Ya, resign prematur, inilah yang sering banget diberlakukan oleh fresh graduate milenial, baik itu generasi X, generasi Y, maupun generasi Z.
Belum juga apa-apa dalam bekerja tapi sudah enggak betah kerja, akhirnya resign. Baru juga menempuh masa probation udah enggak tahan mental, akhirnya resign.Â
Baru juga tercolek sedikit ujian dalam dunia kerja langsung terpengaruh "baperan" dan kena mental, akhirnya resign.
Sedikit-sedikit ada yang enggak cocok dihati terus resign, sedikit-sedikit ada yang enggak pas dihati terus resign.
Belum juga menunjukan kinerja terbaik, termasuk mutu dan kualitas, tapi sudah mengutamakan idealisme dan berekspektasi tinggi, seperti menuntut gaji harus besar misalnya, kerjaan harus sesuai passion misalnya, dan sebagainya.
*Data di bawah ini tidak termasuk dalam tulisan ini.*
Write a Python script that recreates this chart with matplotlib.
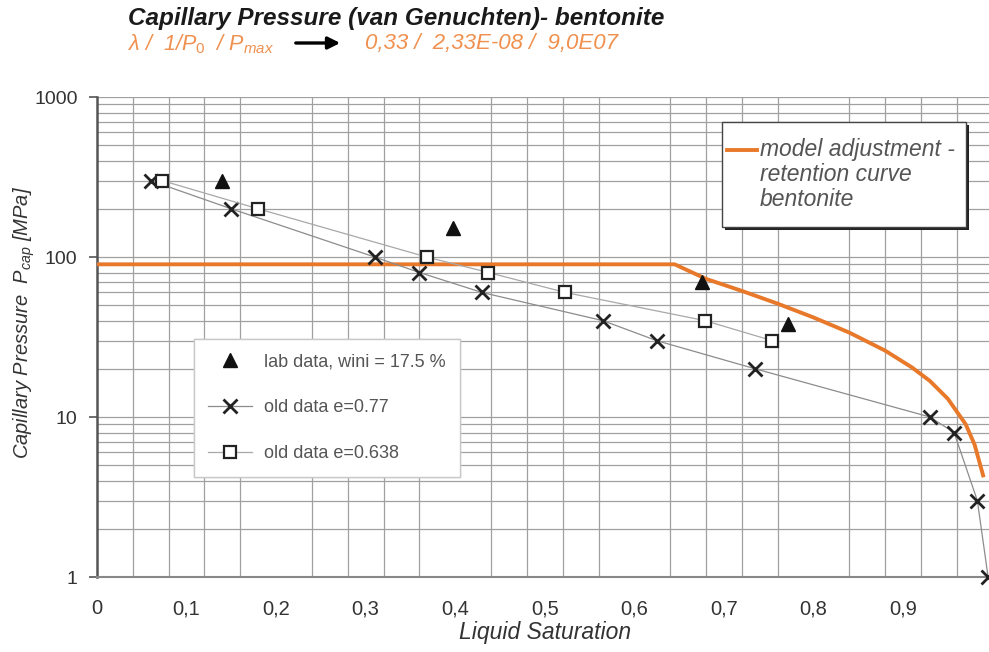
import numpy as np
import matplotlib
matplotlib.use("Agg")
import matplotlib.pyplot as plt
from matplotlib.ticker import FixedLocator, NullFormatter, LogLocator
from matplotlib.lines import Line2D
from matplotlib.patches import Rectangle, FancyArrowPatch

# ---------------- data ----------------
lab_S = [0.14, 0.397, 0.676, 0.772]
lab_P = [300, 152, 70, 38]

old077_S = [0.06, 0.15, 0.31, 0.36, 0.43, 0.565, 0.625, 0.735, 0.93, 0.957, 0.983, 0.995]
old077_P = [300, 200, 100, 80, 60, 40, 30, 20, 10, 8, 3, 1]

old0638_S = [0.073, 0.18, 0.368, 0.437, 0.523, 0.679, 0.754]
old0638_P = [300, 200, 100, 80, 60, 40, 30]

model_S = [0.0, 0.645, 0.68, 0.72, 0.76, 0.80, 0.84, 0.88, 0.91, 0.93, 0.95, 0.97, 0.98, 0.99]
model_P = [90, 90, 73, 61.4, 51.1, 41.9, 33.7, 26.0, 20.4, 16.8, 13.0, 9.0, 6.7, 4.2]

x_ticks = [0.0, 0.1, 0.2, 0.3, 0.4, 0.5, 0.6, 0.7, 0.8, 0.9]
x_ticklabels = ["0", "0,1", "0,2", "0,3", "0,4", "0,5", "0,6", "0,7", "0,8", "0,9"]
y_ticks = [1, 10, 100, 1000]
y_ticklabels = ["1", "10", "100", "1000"]

title = "Capillary Pressure (van Genuchten)- bentonite"
sub_left = r"λ /  1/P$_0$  / P$_{max}$"
sub_right = "0,33 /  2,33E-08 /  9,0E07"

# ---------------- style ----------------
plt.rcParams['font.family'] = ['Liberation Sans', 'DejaVu Sans']
plt.rcParams['mathtext.fontset'] = 'custom'
plt.rcParams['mathtext.rm'] = 'Liberation Sans'
plt.rcParams['mathtext.it'] = 'Liberation Sans:italic'
plt.rcParams['mathtext.bf'] = 'Liberation Sans:bold'

W, H = 989, 652
fig = plt.figure(figsize=(W / 100, H / 100), dpi=100)

def fx(px):
    return px / W

def fy(py):
    return 1 - py / H

L, R, T, B = 97, 989, 97, 577
ax = fig.add_axes([fx(L), fy(B), fx(R) - fx(L), fy(T) - fy(B)])

orange = '#E8792B'
sub_orange = '#F0904E'
grid_c = '#a0a0a0'
text_c = '#333333'

ax.set_yscale('log')
ax.set_xlim(0, 0.996)
ax.set_ylim(1, 1000)

# grid
ax.xaxis.set_minor_locator(FixedLocator(np.arange(0, 1.001, 0.04)))
ax.yaxis.set_minor_locator(LogLocator(base=10, subs=np.arange(2, 10)))
ax.yaxis.set_minor_formatter(NullFormatter())
ax.grid(True, which='both', axis='both', color=grid_c, lw=0.9)
ax.set_axisbelow(True)

ax.set_xticks(x_ticks)
ax.set_xticklabels(x_ticklabels)
ax.set_yticks(y_ticks)
ax.set_yticklabels(y_ticklabels)
ax.tick_params(axis='x', which='both', length=0, pad=16, labelsize=14.5, labelcolor=text_c)
ax.tick_params(axis='y', which='major', length=6, width=1.2, color='#555555', pad=8,
               labelsize=14, labelcolor=text_c)
ax.tick_params(axis='y', which='minor', length=0)
ax.xaxis.grid(False, which='major')

for s in ['top', 'right']:
    ax.spines[s].set_visible(False)
ax.spines['left'].set_color('#555555')
ax.spines['left'].set_linewidth(1.8)
ax.spines['bottom'].set_color('#888888')
ax.spines['bottom'].set_linewidth(1.5)

# series
model_line, = ax.plot(model_S, model_P, color=orange, lw=2.8, solid_capstyle='butt',
                      solid_joinstyle='round', zorder=3)
l077, = ax.plot(old077_S, old077_P, color='#8c8c8c', lw=0.9, marker='x', ms=9.5, mew=2.0,
                mec='#222222', zorder=4, label='old data e=0.77')
l0638, = ax.plot(old0638_S, old0638_P, color='#a8a8a8', lw=0.9, marker='s', ms=8.5, mew=1.6,
                 mec='#222222', mfc='white', zorder=4, label='old data e=0.638')
llab, = ax.plot(lab_S, lab_P, ls='none', marker='^', ms=10.5, color='#111111', zorder=5,
                label='lab data, wini = 17.5 %')
for ln in (l077, l0638, llab):
    ln.set_clip_on(False)

# legend 1 (data)
leg = ax.legend(handles=[llab, l077, l0638], loc='upper left',
                bbox_to_anchor=(fx(194), fy(339)), bbox_transform=fig.transFigure,
                borderaxespad=0, frameon=True, fancybox=False, edgecolor='#c8c8c8',
                framealpha=1, fontsize=13, labelcolor='#555555', handlelength=2.4,
                handletextpad=0.7, labelspacing=1.6, borderpad=0.8)
leg.get_frame().set_linewidth(1.0)
ax.add_artist(leg)

# legend 2 (model) - boxed key
bx0, by0, bx1, by1 = 722, 122, 966, 227
shadow = Rectangle((fx(bx0 + 3), fy(by1 + 3)), fx(bx1) - fx(bx0), fy(by0) - fy(by1),
                   transform=fig.transFigure, facecolor='#222222', edgecolor='none', zorder=6)
box = Rectangle((fx(bx0), fy(by1)), fx(bx1) - fx(bx0), fy(by0) - fy(by1),
                transform=fig.transFigure, facecolor='white', edgecolor='#444444', lw=1.0, zorder=7)
fig.patches.extend([shadow, box])
fig.lines.append(Line2D([fx(727), fx(757)], [fy(150), fy(150)], transform=fig.transFigure,
                        color=orange, lw=2.8, zorder=8))
fig.text(fx(760), fy(138), "model adjustment -\nretention curve\nbentonite",
         ha='left', va='top', fontsize=16.5, style='italic', color='#555555',
         linespacing=1.1, zorder=8)

# axis labels
ax.set_xlabel("Liquid Saturation", fontsize=16.5, style='italic', color=text_c)
ax.xaxis.set_label_coords((545 - L) / (R - L), (B - 632) / (B - T))
ax.xaxis.label.set_va('center')
ax.set_ylabel(r"Capillary Pressure  P$_{cap}$ [MPa]", fontsize=14.5, style='italic', color=text_c)
ax.yaxis.set_label_coords((24 - L) / (R - L), (B - 322) / (B - T))
ax.yaxis.label.set_va('center')

# titles
fig.text(fx(128), fy(18), title, ha='left', va='center', fontsize=17.5,
         fontweight='bold', style='italic', color='#1a1a1a')
fig.text(fx(128), fy(44), sub_left, ha='left', va='center', fontsize=15.5,
         style='italic', color=sub_orange)
fig.text(fx(365), fy(44), sub_right, ha='left', va='center', fontsize=16,
         style='italic', color=sub_orange)
fig.add_artist(FancyArrowPatch(
    (fx(293), fy(43)), (fx(343), fy(43)), transform=fig.transFigure,
    arrowstyle='-|>', mutation_scale=18, lw=2.4, color='black'))

fig.savefig("out.png", dpi=100)
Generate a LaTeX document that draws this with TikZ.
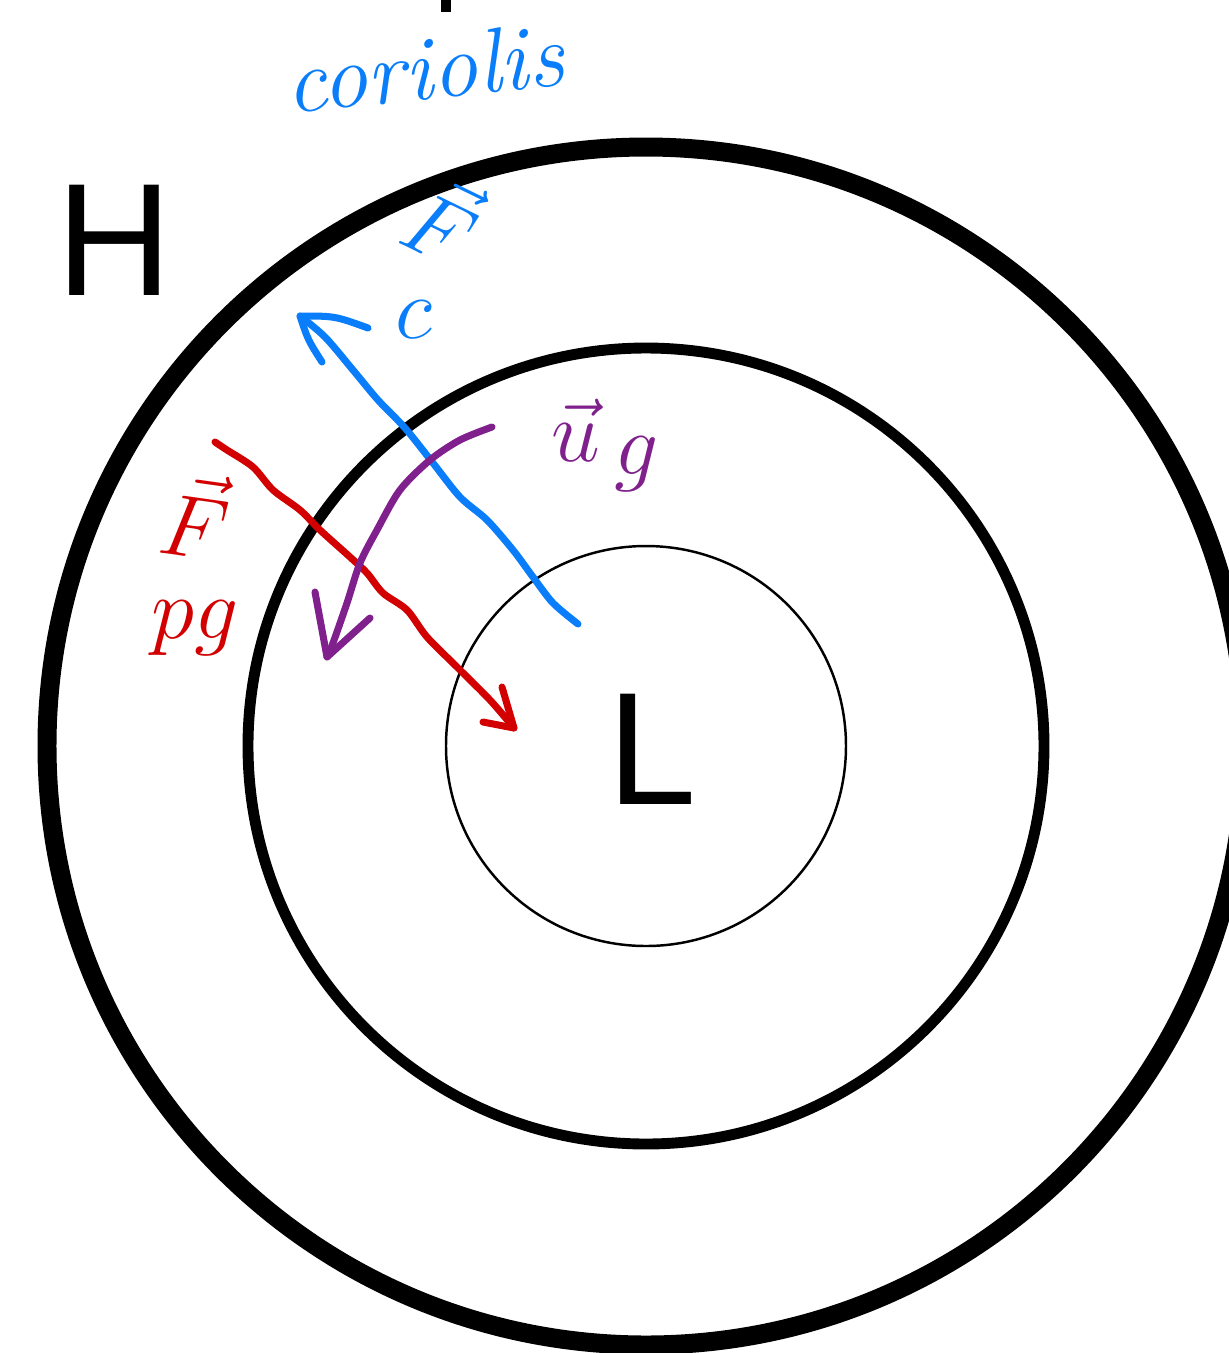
\documentclass[tikz,border=0pt]{standalone}
\usepackage{fontspec}
\newfontfamily\arialfont{Liberation Sans}
\definecolor{cblue}{RGB}{10,126,250}
\definecolor{cred}{RGB}{210,0,0}
\definecolor{cpurple}{RGB}{128,32,140}
\begin{document}
\begin{tikzpicture}[x=.01cm,y=-.01cm,line cap=round,line join=round,
  every node/.style={inner sep=0pt},
  pen/.style={line width=2pt},
  big/.style={font=\arialfont\fontsize{45.6}{46}\selectfont},
  hand/.style={font=\fontsize{#1}{#1}\selectfont}]
  \path[use as bounding box] (0,0) rectangle (1229,1353);
  \coordinate (O) at (646,746);
  \draw[line width=5.4pt] (O) circle[radius=599];
  \draw[line width=3.1pt] (O) circle[radius=398];
  \draw[line width=.7pt] (O) circle[radius=200];
  \fill (441,0) rectangle (451,12);
  \node[big] (H) at (114,240) {H};
  \node[big] (L) at (652,749) {L};
  % coriolis
  \coordinate (Cs) at (578,624);
  \coordinate (Ce) at (300,316);
  \draw[pen,cblue] plot[smooth] coordinates {(Cs) (553,603) (533,577) (513,550) (487,520)
    (460,497) (433,463) (405,428) (378,400) (353,370) (325,337) (Ce)};
  \draw[pen,cblue] (322,362) .. controls (308,340) .. (Ce) .. controls (335,316) .. (368,328);
  \node[hand=26,cblue,rotate=6] (cor) at (424,68) {\itshape coriolis};
  \node[hand=25,cblue,rotate=-26] (Fc) at (444,218) {$\vec F$};
  \node[hand=25,cblue] (c) at (414,320) {$c$};
  % pressure gradient
  \coordinate (Ps) at (215,442);
  \coordinate (Pe) at (514,728);
  \draw[pen,cred] plot[smooth] coordinates {(Ps) (227,450) (253,467) (273,490) (300,510)
    (320,530) (350,557) (367,573) (383,593) (407,610) (427,637) (457,667) (490,700) (Pe)};
  \draw[pen,cred] (483,722) -- (Pe) -- (502,687);
  \node[hand=30,cred,rotate=-8] (Fp) at (196,515) {$\vec F$};
  \node[hand=28,cred] (pg) at (195,628) {$pg$};
  % geostrophic wind
  \coordinate (Us) at (492,427);
  \coordinate (Ue) at (327,657);
  \draw[pen,cpurple] plot[smooth] coordinates {(Us) (460,440) (430,460) (400,490) (377,530)
    (360,563) (347,603) (333,643) (Ue)};
  \draw[pen,cpurple] (315,592) -- (Ue) -- (370,618);
  \node[hand=26,cpurple] (ug) at (606,445) {$\vec u_{\textstyle\,g}$};
\end{tikzpicture}
\end{document}
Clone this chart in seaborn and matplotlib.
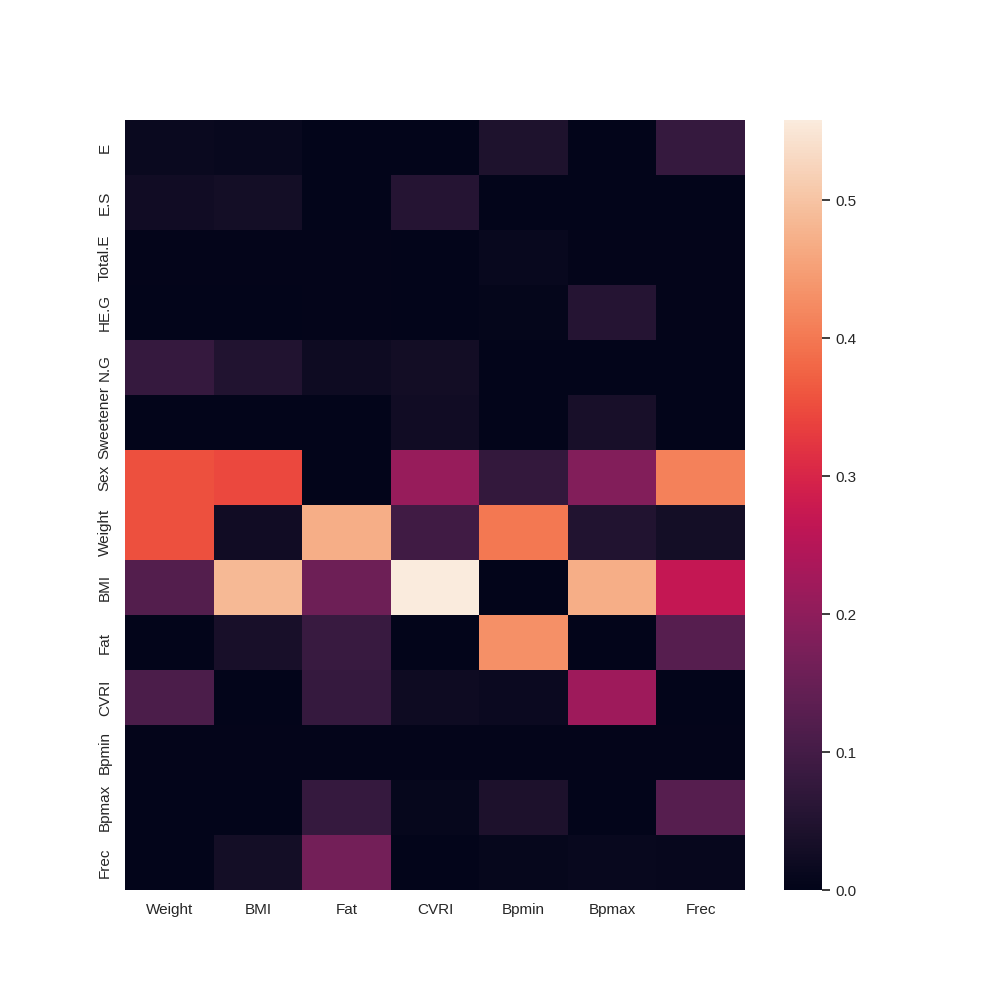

Sehingga karenanya, ketika apa yang jadi idealisme dan ekspektasi tinggi tersebut enggak kesampaian langsung memutuskan resign.
Gambang baperan, gampang kena mental, terlalu sumbu pendek, terlalu "pasang tarif tinggi" tentang diri, dan ketika semuanya terlanda dalam diri, akhirnya resign.
Ya, berbagai hal di ataslah kira-kiranya yang menjadi gambaran resign prematur yang kerap kali diberlakukan oleh para fresh graduate (kalangan milenial X,Y,Z).
Padahal, mengarungi ataupun berkelana dalam dunia kerja terkait perkembangan dan pencapaian karier itu enggak bisa instan, butuh proses lebih dahulu.
Semestinya yang diutamakan itu adalah jalani dulu proses tumbuh kembangnya, energik dalam hal etos kerja, berjuang gigih dengan kinerja, tunjukan mutu dan kualitas, sampai akhirnya matang dan dewasa.